Revenue fell by 18% at constant currency (CC) to £3.5bn, driven by a decline in box volumes (£142m) and lower selling prices (£615m). Packaging prices were down 9% per cent, with the balance reflecting lower external paper, recyclate, and energy sales. Pricing has been fairly resilient, with downward pressure offset by lower input costs and productivity initiatives.

 

Adjusted operating profit fell by 12% at CC to £365m, slightly ahead of management guidance of £360m. The operating margin rose by 70 basis points to 10.4%, helped by a reduction in raw material costs and cost mitigation actions.

 

As previously announced, free cash flow was impacted by several one-off items and led to an outflow of £54m versus an inflow of £494m last year.

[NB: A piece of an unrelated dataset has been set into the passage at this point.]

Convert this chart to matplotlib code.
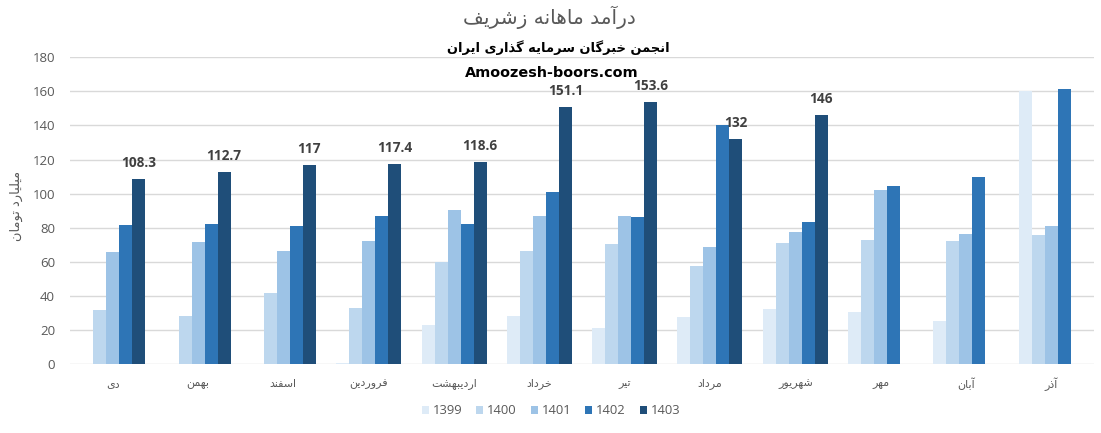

Over the last six months, the group’s financial leverage increased from 1.3x to 1.7x net debt/EBITDA but is still below its target of 2.0x. The interim dividend was maintained at 6p.

 

In a separate release, the company has also announced that, following 13 years with the company, Miles Roberts intends to retire from the board and from his role as CEO. It is intended that Miles’ formal notice period will start on 1 December 2024, which means that he would retire from the board and step down as CEO no later than 30 November 2025. This will give the company an appropriate amount of time to identify and appoint his successor.

 

While markets are anticipated to remain challenging, the group remains focused on its cost base and expects to deliver full-year results in line with management expectations.